Police officer describes what he saw the day of cabbie's murder

From the Kingston Whig-Standard Online:

By Sue Yanagisawa

Jurors at the trial of the man accused of murdering Amey's Taxi driver David Wayne Krick resumed hearing evidence Monday afternoon, only to be told they'll be in recess again until next Monday.

Justice Douglas Belch told the 12 citizens charged with weighing the Crown's case against Richard Edmund Smith that he's dealt with the points of law that paused witness testimony last week, on the third day of trial.

However, he also advised them they won't be required for the rest of this week, but will resume hearing testimony on Oct. 25. In the interim, he said, he and the lawyers involved will be working.

Smith, 34, has pleaded not guilty to second-degree murder in the stabbing death of Krick, who was 50 at the time of his death on June 17, 2007.

The jury has already heard how the Kingston cab driver was found around 7 a.m. that Father's Day Sunday, blood-soaked on the sidewalk in front of a white bungalow on Durham Street. He'd been stabbed 31 times, had no detectable pulse and CPR initiated by a fellow driver and a police constable was unsuccessful in restoring any spark of life.

Yesterday, retired Kingston Police Const. Mike Campbell told jurors he was in a patrol cruiser that morning, parked up around Princess and Sir John A. Macdonald Boulevard at about 6:45 a.m. when his dispatcher advised that a cab driver had been stabbed in the area of Park Street.

Campbell put his cruiser in gear and was heading for Park Street, Campbell testified, when he received new information seven minutes later that led him to believe the injured cabby might instead be on Macpherson Avenue, west, off Sir John A. Macdonald. He told the jurors he immediately changed direction and drove for the new destination.

The former constable said there's a complex of Queen's University graduate student residences off Macpherson -- which have previously been identified as the An Clachan Complex. When he initally turned west onto the avenue from Sir John A. Macdonald Boulevard, Campbell said he could see a white car in the northeast corner of the complex parking lot. But didn't see any sign of people and said he hadn't noticed a fellow officer driving up behind him.

At that point, Campbell said "I wasn't in full possession of all the details about the cab" and so even after he'd identified the white car as an Amey's Taxi, he didn't know if it was the specific cab police were seeking.

He testified he was approaching in his cruiser -- slowly -- when he suddenly heard a voice over his radio announcing "I am in pursuit," or "I am in foot pursuit" and glanced in his rearview mirror to see a cruiser pulling in behind him. He recognized the voice on the radio as that of fellow officer Lester Tang, a relatively new addition to the force at the time, he said, and when he shifted his eyes forward again he saw another man running.

Campbell told jurors it all happened virtually simultaneously and, in response, he got out of his cruiser, ran around the front, climbed over a 2 1/2-foot guide rail and joined the pursuit. He admitted, however, that the suspect already had enough of a lead, "I knew I would not catch him."

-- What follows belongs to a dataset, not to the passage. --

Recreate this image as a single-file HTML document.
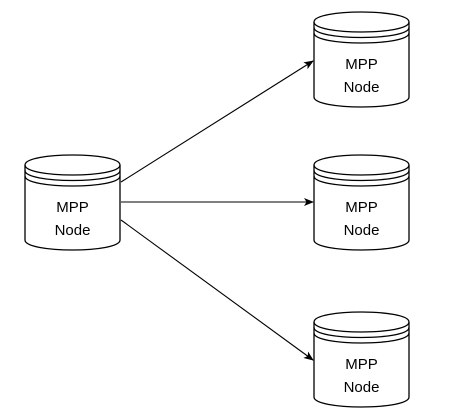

He agreed with defence lawyer Gregory Leslie that Tang, being considerably younger, had a better chance of running down the fleeing man. After his initial head start, Campbell estimated 40 yards was the closest he ever came to catching the suspect.

But he testified that he stayed in the chase until he lost sight of the runner around the corner of a building, concentrating the entire time on observing as much as he could in order to provide the best description possible for his fellow patrol officers.

"At that point," he noted, "the taxi driver had not been found. We knew he was wounded from the information we had and I thought he might still be in the taxi."

So he returned to Amey's Taxi Number 71, abandoned in the An Clachan parking lot. Campbell testified that it was on his return that he observed red smears on the paint around the rear passenger door.

He told jurors he looked inside and, seeing no sign of the driver, spotted what looked like a GM key on the floor underneath the steering column.

Campbell said he carefully opened the door, using only his index finger and retrieved the key "very gingerly".

He wasn't wearing gloves, he said. But he needed to make sure Krick hadn't been stuffed in the trunk, so he fit the key into the trunk lock holding it carefully by its edges.

When he discovered Krick wasn't anywhere in the cab, Campbell said he relayed that information back to police dispatch, together with a description of the man who had run from the cab's vicinity and ultimately eluded both him and Const. Tang.

He then sealed off the area around the abandoned taxi with yellow police tape and later accompanied the cab as it was towed to an impound lot where he personally affixed police seals to all four doors to preserve evidence.